Islamabad — The government’s recent attempt to curb the dollar’s value by cracking down on currency smuggling has yielded only a slight dip in exchange rates — and even that progress now appears to be unraveling, as market forces push back against what many describe as an unsustainable price ceiling.
Since July 23, authorities have been targeting dollar smugglers in an effort to bring the rupee-dollar exchange rate closer to Rs250 — a level they’ve repeatedly signaled as their goal. The move triggered a brief Rs3 drop in the greenback’s value in both interbank and open markets. But that minor correction has failed to shift broader market dynamics, where the dollar still hovers above Rs280.
Shortages Reported Despite Official Optimism
While the government maintains that supply is steady, multiple reports from the open market suggest otherwise. Dealers are complaining of a growing shortage of major foreign currencies — not just US dollars, but also British pounds and euros — tightening the squeeze on legitimate currency exchange.
Malik Bostan, President of the Forex Association of Pakistan, has attempted to calm the narrative, denying any significant shortage and insisting that the market is capable of meeting demand. But dealers on the ground paint a different picture — one where currency is scarce, and informal channels may be exploiting the situation.
Parallel Market Looms in the Background
According to several market participants, the apparent shortage may not be entirely organic. Instead, they suggest that the unofficial ‘hawala-hundi’ system and other grey-market operations are actively undermining the government’s controls. With artificially low targets set by authorities, dealers say these parallel networks are offering more attractive rates, diverting foreign currency away from official channels.
The consequence? A widening disconnect between state-set targets and market realities.
Banks Set Their Own Terms
Meanwhile, banks — particularly those licensed by the State Bank to sell dollars to importers — are sidestepping official guidelines by quoting rates that match actual demand. According to banking sources, these institutions are prioritizing their existing clients and setting rates as high as Rs281, effectively acknowledging that the government’s Rs250 target is not viable under current conditions.

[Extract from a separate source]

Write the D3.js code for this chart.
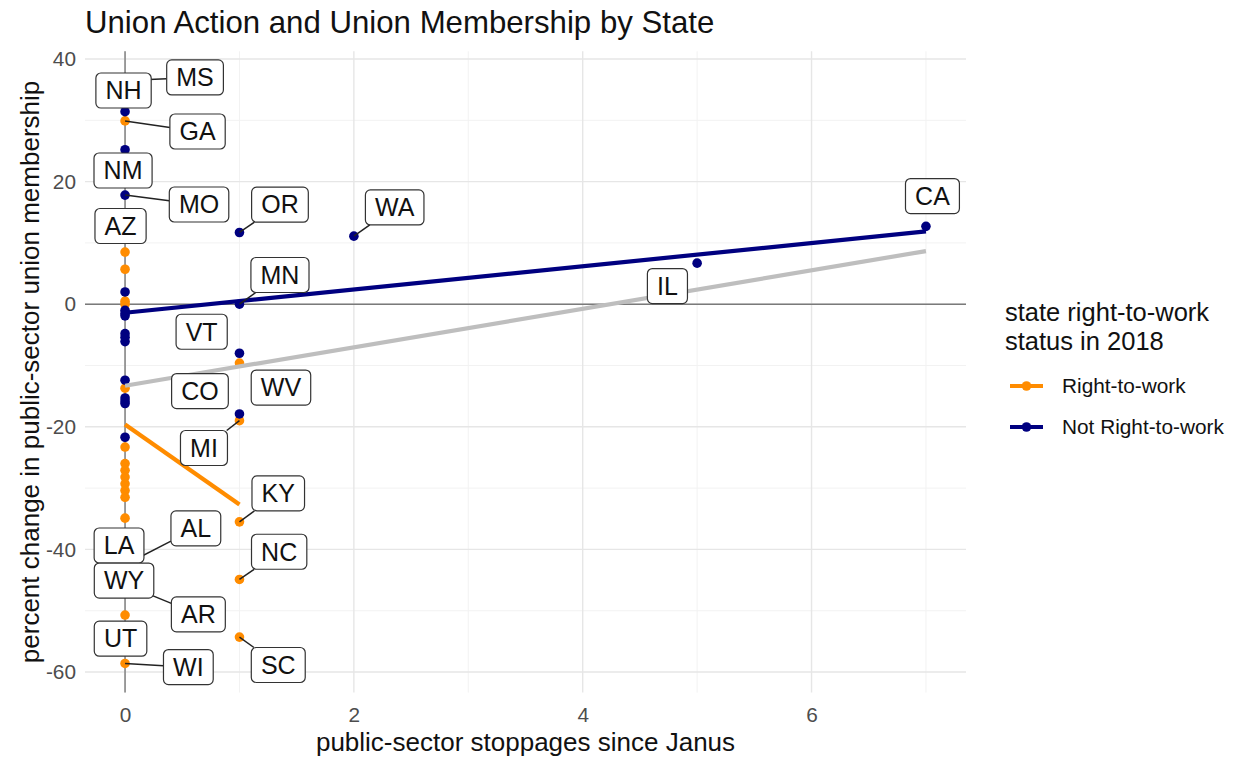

Recent closed-door meetings in Islamabad between government officials, bankers, exchange dealers, and even jewelers underscore the growing tension. While authorities doubled down on their Rs250 target during these talks, most attendees reportedly viewed it as wishful thinking, not economic planning.
Control vs. Reality
What’s becoming increasingly clear is that exchange rate control in Pakistan is more a political aspiration than an achievable economic policy — at least for now. With rising global demand for dollars, inflationary pressures at home, and the persistent presence of an unregulated currency market, artificially suppressing the rupee’s exchange rate may prove to be more damaging than effective.
For now, the government’s grip on the exchange rate appears to be slipping — and market forces are asserting themselves with growing confidence.